There are several challenges that come with RAG. It adds latency, since each user query needs to be embedded and matched with relevant context via a retrieval step. The quality of the results heavily depends on how documents are chunked and whether important information is included in the retrieved context. If the chunking or overlap settings aren't optimal, you might miss the key information altogether. On top of that, managing vector databases, embeddings, and pipelines adds complexity to your stack.
So what’s the alternative when the data size is small enough? One approach is Cache-Augmented Generation (CAG). If your background information and the user’s question all fit within the model’s context window, you can simply include the entire relevant content directly in the prompt. There’s no need for separate retrieval logic, embedding pipelines, or external storage.

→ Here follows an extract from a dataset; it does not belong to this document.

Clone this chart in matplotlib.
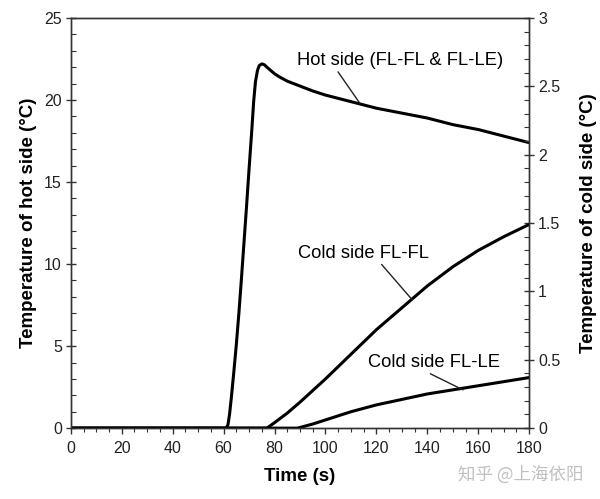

The model sees all the information at once, which removes the risk of missing something important due to a retrieval miss.
Of course, this approach isn’t perfect either.
With API-based models, you're billed by input tokens as well, so including everything in the prompt might cost more than using a retrieval system that adds only what’s necessary. However, depending on your use case, the savings in infrastructure and engineering effort may outweigh the token costs.
Cache-Augmented Generation also doesn’t scale well to large datasets. If your content doesn’t fit into the model’s context window, you’ll need some way to narrow it down. In those situations, a hybrid approach might make sense: use retrieval to find relevant documents, then include those documents in full in the prompt if they still fit. This can improve answer quality while keeping the system relatively simple.